Handmade, Homegrown, Homemade, Heartfelt… Every vendor here has a story. These people really care about the things they grow, craft, and sell, and it’s obvious. But starting a business is hard. The initial investment can be financially restrictive. The market has “categories” and only allows a few vendors to sell in each one. Vendors must apply online providing forms, photos, and proper permitting. Some vendors need insurance, some require permitting by the US Department of Agriculture. Others fall under Cottage Food Laws and the labeling regulations are the biggest requirement. Vendors who only sell at the market can function under the umbrella of the Market’s Business Tax License. The Farmer’s Market has been a blessing for many of these vendors, an easy entry point as they define and refine their concept and grow their customer base.

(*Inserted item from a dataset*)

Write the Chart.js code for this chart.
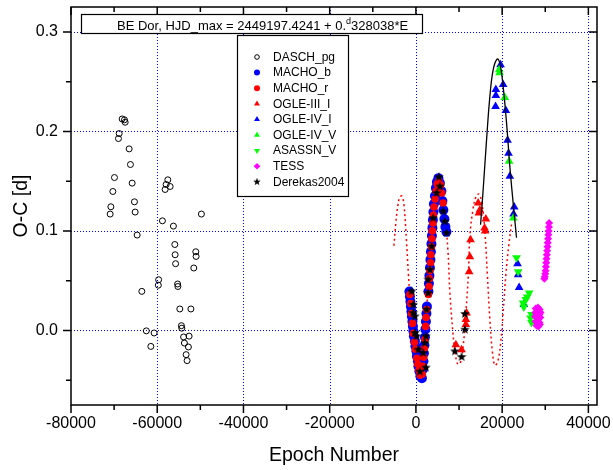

“We are the business we are today because of the Farmer’s Market,” raves Wendy Johnson from Krazy Kombucha. She dreams of having a brick and mortar business, but the regulations are almost insurmountable. Kombucha, a fermented beverage known for its tangy flavor and gut healing benefits falls under the restrictions of the USDA. To sell her 18 flavors in a stand alone building requires a commercial kitchen, 3 compartment sink, air gap, refrigeration, and a grease trap with a 900-gallon tank. Many vendors can sympathize with these issues. The Farmer’s Market is a savior for these businesses.
As Jim and I hand over the last of his papers, I see a young family sitting on the curb sipping ginger beer slushies. The youngest child gleefully offers a sip to his father. A dog on a leash strains his neck to the child for attention. The father and the man share a smile. A vendor shakes hands with a customer. A woman waves across the street to another woman. People slip out of the sun into the permanent businesses that line the streets. Right here, on this one street, a community has come together to support each other. If downtown is the heart of Lakeland, the pulse here is strong. The ghosts of decades of commerce walk along these same streets and a community of care has flourished along the edges of Munn Park.
“You get to know your customers,” Jim points out. “The exchange is personal and meaningful. We have many businesses that started on these streets and have been able to grow because of relationships made right here!” He begins rattling off businesses. “Patriot Coffee, Born and Bread, The Nectary, Swan Brewing, The Salty Cow…. Even businesses who don’t have their own location have expanded offerings inside of other established Lakeland businesses. Ethos Coffee is inside several coffee shops and restaurants. Honeycomb Bread is featured on some menus, too. There are plenty more.”
The original City Market sits forever in history on the dusty, fragile historical map in the Lakeland Historical Archives Room at the Lakeland Public Library. The Market sat on “the other side of the tracks”, to the north of the original passenger station. To the south were the permanent stores, the higher end goods and the fancier clothing. Today, the Downtown Farmers Curb Market crosses these same tracks populating the street both north and south. Perhaps this is just coincidence or perhaps this is a beautiful representation of how meaningful commerce can tie together lives, build bridges over boundaries and cultivate care throughout cities.